Can someone please explain with an example, what is meant by 3-xor?

alei · November 13, 2019, 3:43am

read about index-k nim: Nim - Wikipedia

adancito · November 17, 2019, 1:09am

Can you go into depth in why you need roots of unity? Correct me if I’m wrong, but as far as I know, roots of unity are used in classic FFT only to apply divide and conquer and optimize from O(n^2) to O(n \cdot log(n)). Outside of complexity purposes, they’re useless: any invertible matrix could also do the transformation correctly.

In FWHT, we are only doing 3 \star 3 matrix multiplications, so the original purpose for unity roots is gone. Why do we use unity roots then? Is it a mere mathematical coincidence?

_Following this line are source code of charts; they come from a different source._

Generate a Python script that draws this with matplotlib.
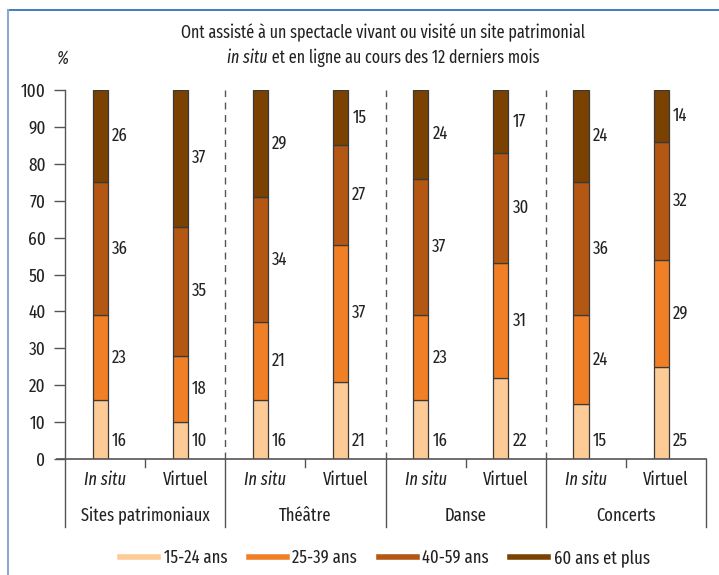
import matplotlib
matplotlib.use("Agg")
import matplotlib.pyplot as plt
from matplotlib.lines import Line2D

plt.rcParams['font.family'] = ['Fira Sans Extra Condensed', 'DejaVu Sans']

groups = ["Sites patrimoniaux", "Théâtre", "Danse", "Concerts"]
modes = ["In situ", "Virtuel"]
series_names = ["15-24 ans", "25-39 ans", "40-59 ans", "60 ans et plus"]
colors = ["#FDCB95", "#F07F26", "#B35713", "#7A4100"]

age_15_24 = [16, 10, 16, 21, 16, 22, 15, 25]
age_25_39 = [23, 18, 21, 37, 23, 31, 24, 29]
age_40_59 = [36, 35, 34, 27, 37, 30, 36, 32]
age_60_plus = [26, 37, 29, 15, 24, 17, 24, 14]

series = [age_15_24, age_25_39, age_40_59, age_60_plus]

fig = plt.figure(figsize=(7.19, 5.75), dpi=100)
ax = fig.add_axes([65/719, 1-459/575, 641/719, 369/575])
ax.set_xlim(0, 8)
ax.set_ylim(0, 100)

txt = "#222222"
axc = "#555555"
bw = 0.19
n = len(age_15_24)
xs = [i + 0.44 for i in range(n)]

for i in range(n):
    bottom = 0
    for s_idx, s in enumerate(series):
        v = s[i]
        h = v if s_idx < 3 else 100 - bottom
        ax.bar(xs[i], h, bottom=bottom, width=bw, color=colors[s_idx],
               edgecolor="#3a3a3a", linewidth=0.9, zorder=3)
        ly = 5 if s_idx == 0 else bottom + h / 2
        ax.text(xs[i] + bw/2 + 0.05, ly, str(v), ha="left", va="center",
                fontsize=13, color=txt)
        bottom += h

for s in ax.spines.values():
    s.set_visible(False)
ax.set_xticks([])
ax.set_yticks(range(0, 101, 10))
ax.tick_params(axis="y", length=8, width=1, color=axc, pad=6, labelsize=13.5, labelcolor=txt)

ybot = -18.4
ax.plot([0, 0], [100, ybot], color=axc, lw=1, clip_on=False, zorder=4)
ax.plot([-0.1, 8], [0, 0], color=axc, lw=1.2, clip_on=False, zorder=4)
for g in range(1, 5):
    xg = 2 * g
    if g < 4:
        ax.plot([xg, xg], [0, 100], color=axc, lw=1, ls=(0, (5, 4)), clip_on=False)
    ax.plot([xg, xg], [0, ybot], color=axc, lw=1, clip_on=False)
    ax.plot([xg - 1, xg - 1], [0, -2.2], color=axc, lw=1, clip_on=False)

for i in range(n):
    m = modes[i % 2]
    ax.text(i + 0.5, -5.7, m, ha="center", va="center", fontsize=13, color=txt,
            style="italic" if m == "In situ" else "normal")
for g, name in enumerate(groups):
    ax.text(2 * g + 1, -15.4, name, ha="center", va="center", fontsize=13, color=txt)

title_fs = 12.6
fig.text(383/719, 1-33/575, "Ont assisté à un spectacle vivant ou visité un site patrimonial",
         ha="center", va="center", fontsize=title_fs, color=txt)
fig.canvas.draw()
r = fig.canvas.get_renderer()
a = fig.text(0, 1-58/575, "in situ", ha="left", va="center", fontsize=title_fs, style="italic", color=txt)
b = fig.text(0, 1-58/575, " et en ligne au cours des 12 derniers mois", ha="left", va="center",
             fontsize=title_fs, color=txt)
wa = a.get_window_extent(r).width
wb = b.get_window_extent(r).width
x0 = 383 - (wa + wb) / 2
a.set_x(x0 / 719)
b.set_x((x0 + wa) / 719)

fig.text(63/719, 1-58/575, "%", ha="center", va="center", fontsize=title_fs, style="italic", color=txt)

handles = [Line2D([0], [0], color=c, lw=4) for c in colors]
fig.legend(handles, series_names, loc="center", bbox_to_anchor=(385/719, 1-558/575),
           ncol=4, frameon=False, fontsize=13, handlelength=2.1, handletextpad=0.3,
           columnspacing=1.2, labelcolor=txt)

fig.add_artist(Line2D([8/719, 1], [1-10/575, 1-10/575], color="#2266B0", lw=1.2))
fig.add_artist(Line2D([8/719, 8/719], [0, 1-10/575], color="#8AA8D0", lw=1.5))

fig.savefig("out.png", dpi=100)
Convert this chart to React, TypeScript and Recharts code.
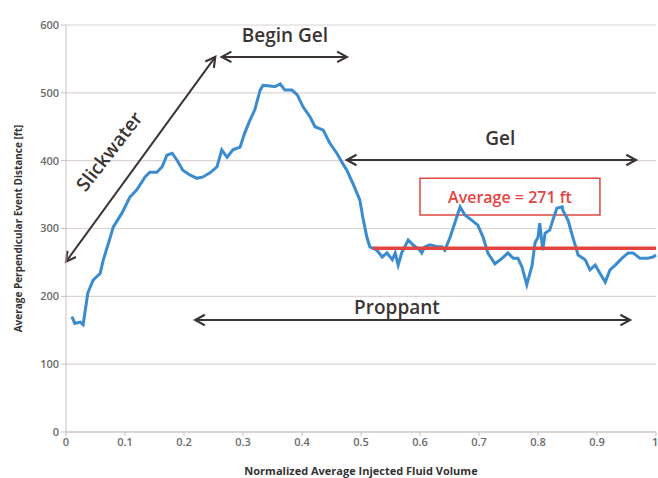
import { LineChart, Line, XAxis, YAxis, CartesianGrid, ReferenceLine, ReferenceDot, ReferenceArea } from 'recharts';

// normalized injected volume vs. average perpendicular event distance (ft)
const volume = [
  0.010, 0.015, 0.024, 0.029, 0.037, 0.046, 0.058, 0.063, 0.075, 0.080,
  0.095, 0.108, 0.120, 0.134, 0.142, 0.154, 0.163, 0.171, 0.180, 0.188,
  0.198, 0.210, 0.222, 0.232, 0.244, 0.256, 0.264, 0.273, 0.283, 0.295,
  0.303, 0.312, 0.320, 0.329, 0.334, 0.346, 0.354, 0.363, 0.371, 0.383,
  0.392, 0.402, 0.414, 0.422, 0.436, 0.447, 0.459, 0.469, 0.476, 0.486,
  0.498, 0.503, 0.510, 0.515, 0.527, 0.536, 0.544, 0.553, 0.558, 0.563,
  0.569, 0.580, 0.588, 0.600, 0.603, 0.608, 0.617, 0.629, 0.637, 0.642,
  0.651, 0.659, 0.668, 0.676, 0.688, 0.698, 0.707, 0.715, 0.727, 0.739,
  0.749, 0.758, 0.766, 0.773, 0.781, 0.790, 0.795, 0.800, 0.803, 0.808,
  0.812, 0.820, 0.825, 0.832, 0.841, 0.842, 0.851, 0.859, 0.868, 0.880,
  0.888, 0.897, 0.905, 0.914, 0.922, 0.931, 0.942, 0.953, 0.961, 0.973,
  0.985, 0.995, 1.0,
];
const distance = [
  170, 160, 162, 158, 205, 224, 234, 253, 287, 302,
  323, 346, 357, 376, 383, 383, 391, 408, 411, 401,
  386, 379, 374, 376, 382, 391, 416, 405, 416, 420,
  441, 460, 475, 504, 511, 510, 509, 513, 504, 504,
  497, 479, 464, 450, 445, 426, 411, 396, 386, 367,
  342, 317, 287, 273, 268, 258, 264, 254, 264, 246,
  264, 283, 276, 268, 264, 273, 276, 273, 273, 268,
  287, 308, 332, 320, 312, 305, 287, 264, 248, 256,
  264, 256, 256, 243, 217, 246, 279, 287, 308, 268,
  293, 298, 312, 330, 332, 327, 312, 287, 261, 254,
  239, 246, 234, 221, 239, 246, 256, 264, 264, 256,
  256, 258, 261,
];

const xTicks = [0, 0.1, 0.2, 0.3, 0.4, 0.5, 0.6, 0.7, 0.8, 0.9, 1];
const yTicks = [0, 100, 200, 300, 400, 500, 600];

const averageValue = 271;
const averageStart = 0.52;

const data = volume.map((v, i) => ({ v, d: distance[i] }));

const ink = '#3b3434';
const red = '#e2453f';
const font = '"Open Sans", "Liberation Sans", sans-serif';

// double headed arrow drawn between the segment ends
const Arrow = (p: any) => {
  const { x1, y1, x2, y2 } = p;
  const a = Math.atan2(y2 - y1, x2 - x1);
  const h = 11;
  const w = 0.5;
  const head = (x: number, y: number, ang: number) =>
    `M${x + h * Math.cos(ang + w)},${y + h * Math.sin(ang + w)} L${x},${y} L${x + h * Math.cos(ang - w)},${y + h * Math.sin(ang - w)}`;
  return (
    <g>
      <line x1={x1} y1={y1} x2={x2} y2={y2} stroke={ink} strokeWidth={2} />
      <path d={head(x1, y1, a)} fill="none" stroke={ink} strokeWidth={2.2} />
      <path d={head(x2, y2, a + Math.PI)} fill="none" stroke={ink} strokeWidth={2.2} />
    </g>
  );
};

const note = (text: string, size: number, color: string, angle = 0) => (p: any) => (
  <text
    x={p.cx}
    y={p.cy}
    textAnchor="middle"
    dominantBaseline="central"
    fontSize={size}
    fontWeight={600}
    fontFamily={font}
    fill={color}
    transform={angle ? `rotate(${angle} ${p.cx} ${p.cy})` : undefined}
  >
    {text}
  </text>
);

export default function App() {
  return (
    <div style={{ position: 'absolute', left: 0, top: 0, background: '#fff' }}>
      <LineChart width={658} height={478} data={data} margin={{ top: 25, right: 2, bottom: 16, left: 26 }}>
        <CartesianGrid vertical={false} stroke="#ddd3d3" strokeWidth={1.2} />
        <XAxis
          dataKey="v"
          type="number"
          domain={[0, 1]}
          ticks={xTicks}
          height={30}
          stroke="#cbbfbf"
          tickSize={4}
          tick={{ fill: '#6a6a6a', fontSize: 11, fontWeight: 600, fontFamily: font }}
          label={{
            value: 'Normalized Average Injected Fluid Volume',
            position: 'insideBottom',
            offset: -13,
            style: { fill: '#333', fontSize: 11, fontWeight: 700, fontFamily: font },
          }}
        />
        <YAxis
          type="number"
          domain={[0, 600]}
          ticks={yTicks}
          width={40}
          stroke="#cbbfbf"
          tickSize={5}
          tick={{ fill: '#6a6a6a', fontSize: 11, fontWeight: 600, fontFamily: font }}
          label={{
            content: ({ viewBox }: any) => {
              const cx = 18;
              const cy = viewBox.y + viewBox.height / 2;
              return (
                <text x={cx} y={cy} transform={`rotate(-90 ${cx} ${cy})`} textAnchor="middle" dominantBaseline="central" fontSize={10} fontWeight={700} fontFamily={font} fill="#333">
                  Average Perpendicular Event Distance [ft]
                </text>
              );
            },
          }}
        />
        <ReferenceArea x1={0.6} x2={0.905} y1={320} y2={374} fill="#fff" fillOpacity={1} stroke={red} strokeWidth={1.5} />
        <ReferenceDot x={0.7525} y={347} r={0} shape={note('Average = 271 ft', 16, red)} />
        <Line dataKey="d" type="linear" stroke="#3a8bd0" strokeWidth={3} dot={false} isAnimationActive={false} />
        <ReferenceLine segment={[{ x: averageStart, y: averageValue }, { x: 1, y: averageValue }]} stroke={red} strokeWidth={3.5} />
        <ReferenceLine segment={[{ x: 0, y: 251 }, { x: 0.253, y: 553 }]} shape={Arrow} />
        <ReferenceLine segment={[{ x: 0.264, y: 553 }, { x: 0.476, y: 553 }]} shape={Arrow} />
        <ReferenceLine segment={[{ x: 0.476, y: 401 }, { x: 0.966, y: 401 }]} shape={Arrow} />
        <ReferenceLine segment={[{ x: 0.219, y: 165 }, { x: 0.956, y: 165 }]} shape={Arrow} />
        <ReferenceDot x={0.073} y={414} r={0} shape={note('Slickwater', 19, ink, -52)} />
        <ReferenceDot x={0.371} y={585} r={0} shape={note('Begin Gel', 19, ink)} />
        <ReferenceDot x={0.736} y={433} r={0} shape={note('Gel', 19, ink)} />
        <ReferenceDot x={0.561} y={184} r={0} shape={note('Proppant', 19, ink)} />
      </LineChart>
    </div>
  );
}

I’m asking because you jumped straight into the fact that we need cubic roots of unity, but didn’t explain why. That’s what isn’t clear to me.

Thanks in advance.

upobir · November 17, 2019, 7:30pm

It is for the specific multiplication behaviour. In normal FWHT, we break up a number into it’s bits and use different variables for each bit. These bit representing variable multiply in a manner so that they simulate xor-ing. For example a bit variable x behaves such that x^0 \cdot x^0 = x^1 \cdot x^1 = x^0 and x^1 \cdot x^0 = x^0 \cdot x^1 = x^1. This is why we use \{1, -1\} in normal FWHT. The numbers 1 and -1 behave so that x^0 \cdot x^0 = x^1 \cdot x^1 = x^0 and x^1 \cdot x^0 = x^0 \cdot x^1 = x^1.

In the ternary version of FWHT, we are breaking a number into variables representing it’s ternary digits. For these variables, the behavior we want is x^p \cdot x^q = x^{p+q \mod 3} (so x^2 \cdot x^2 = x^1 for example). Note the \mod 3 part. This tells us that x^3 = x^0 will be true in the required domain. And from that, the need of cube roots of unity arise. Since 1, \omega, \omega^2 are the only number for whom x^3 = x^0 is true . This may have some interpretation with Hadamard matrices but I only know the interpretation through digit-representing-variable multiplication.